Anonymous 0 Comments

The highest specs mean different things to different people. You can optimize fuel ratios, timing, and things like that, but they all come with pros and cons. You can pump out more horsepower, but it will come at the expense of fuel economy and wear and tear on the engine.

Anonymous 0 Comments

Modern car engines are controlled by computer chips.

It’s like the graphics settings in a video game. If the graphics are set to “Low” you’ll have chunky, lower resolution, pixely graphics, but probably a great frame rate. You can change the graphics settings to to “High” to get pretty, higher resolution, photorealistic graphics. Upping the resolution settings might give you better graphics, but at the expense of frame rate. Changing the settings changes the experience.

Same thing with your car’s “settings” in the computer that runs it. The “default setting” in your car’s computer might optimize for gas mileage over, say, a fuel mix that would result in more engine power. A richer fuel mix might give the engine more power, but at the expense of gas mileage. Changing the settings changes the experience.

Anonymous 0 Comments

Car manufacturers have to meet environmental/fuel efficiency criteria and are also concerned with not having the car break while they are responsible for repairing it under warranty. They are also making a tune that has to work across thousands of vehicles. Each vehicle, even from the same model, year, and production line is slightly different. So there is almost always some specific tweaks that can make your specific vehicle work a little better.

An aftermarket tuner isn’t worried about the car breaking from stress (sort of, they do want to provide a working product to the buyer), the tune needing to work on thousands of other cars, and may or may not be accountable to environmental standards. The owner of the car is accepting the risk of it breaking from increased power and is probably not worried about maximum fuel efficiency of they are getting an aftermarket tune.

Anonymous 0 Comments

The manufacturer is more interested in hitting the specs that the largest number of customers are interested in, and meeting government regulations, not necessarily the best racetrack performance.

Richard Hammond probably cares a lot more about speed and acceleration than he does about fuel efficiency and EPA/(whatever the British environmental agency is) emissions limits.

Anonymous 0 Comments

>But surely the manufacturer would put it on highest specs anyway?
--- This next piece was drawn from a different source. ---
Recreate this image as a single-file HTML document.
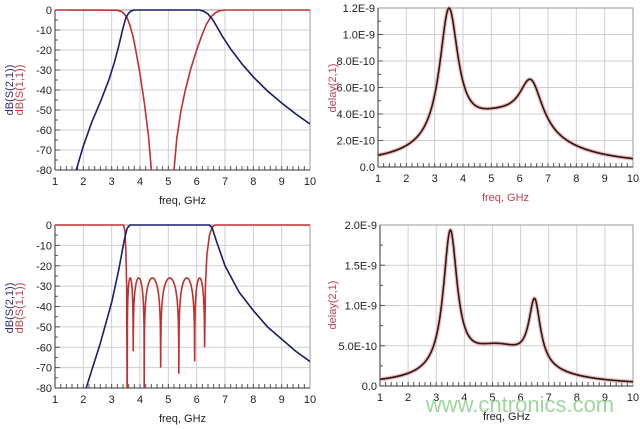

Or not?

The answer is not. At least for your typical daily driver type car. The idea is not to run the car at the absolute maximum specs it can run at, but have run at an acceptable performance level that will not wear parts quickly.
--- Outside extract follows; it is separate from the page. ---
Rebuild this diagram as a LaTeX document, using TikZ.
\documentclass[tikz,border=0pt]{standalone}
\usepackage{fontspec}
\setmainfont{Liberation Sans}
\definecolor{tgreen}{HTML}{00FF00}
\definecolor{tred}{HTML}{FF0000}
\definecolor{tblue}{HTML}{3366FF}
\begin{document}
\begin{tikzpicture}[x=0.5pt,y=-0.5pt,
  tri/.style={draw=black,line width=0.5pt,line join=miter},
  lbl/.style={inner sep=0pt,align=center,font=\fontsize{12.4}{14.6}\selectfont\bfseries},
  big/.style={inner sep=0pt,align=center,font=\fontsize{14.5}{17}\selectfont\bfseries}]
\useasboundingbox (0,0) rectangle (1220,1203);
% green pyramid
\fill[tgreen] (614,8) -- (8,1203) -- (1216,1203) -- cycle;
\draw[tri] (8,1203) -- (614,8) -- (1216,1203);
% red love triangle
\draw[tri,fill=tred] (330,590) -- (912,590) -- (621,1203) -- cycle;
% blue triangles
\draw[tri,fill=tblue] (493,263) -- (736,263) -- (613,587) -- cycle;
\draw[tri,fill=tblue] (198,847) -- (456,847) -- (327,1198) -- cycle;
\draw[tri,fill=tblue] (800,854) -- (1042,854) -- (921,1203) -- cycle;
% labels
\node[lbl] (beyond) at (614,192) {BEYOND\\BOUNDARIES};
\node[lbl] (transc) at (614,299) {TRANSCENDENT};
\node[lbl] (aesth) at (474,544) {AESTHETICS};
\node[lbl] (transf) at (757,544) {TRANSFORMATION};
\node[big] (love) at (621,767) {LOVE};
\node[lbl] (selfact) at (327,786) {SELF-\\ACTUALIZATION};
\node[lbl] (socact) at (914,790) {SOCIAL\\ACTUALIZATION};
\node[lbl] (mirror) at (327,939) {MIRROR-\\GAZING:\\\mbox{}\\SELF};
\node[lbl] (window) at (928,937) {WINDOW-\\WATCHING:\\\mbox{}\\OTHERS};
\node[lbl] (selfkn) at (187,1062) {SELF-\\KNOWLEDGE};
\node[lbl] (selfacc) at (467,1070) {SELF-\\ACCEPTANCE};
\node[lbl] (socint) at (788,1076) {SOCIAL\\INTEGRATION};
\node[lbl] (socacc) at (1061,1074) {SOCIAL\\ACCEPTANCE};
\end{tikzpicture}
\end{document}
In addition, just because your engine can be tuned to run at higher specs, it doesn’t mean the rest of the car can take it.

Rigidity of the frame, the quality of the suspension, the amount of torque a transmission can take, etc. all play a role.
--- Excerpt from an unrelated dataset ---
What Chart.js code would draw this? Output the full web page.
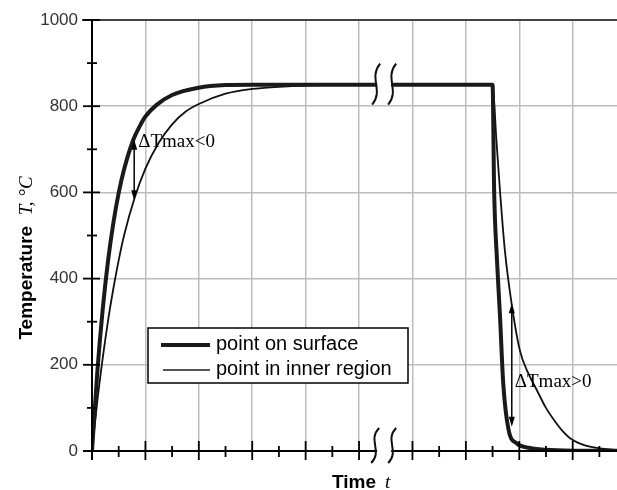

For example, you could buy a civic with the 1.5 L turbo engine and manual transmission. You can definitely get the engine to crank out more HP and torque than the stock, but at some point, your clutch will start slipping because it wasn’t designed to take that kind of power. So, now you have to change the clutch, eventually the turbo, and so on.

As someone who uses their car to go to work, do groceries and not race it on track, I care more about fuel economy and the car being reliable than squeezing every single HP out of that engine.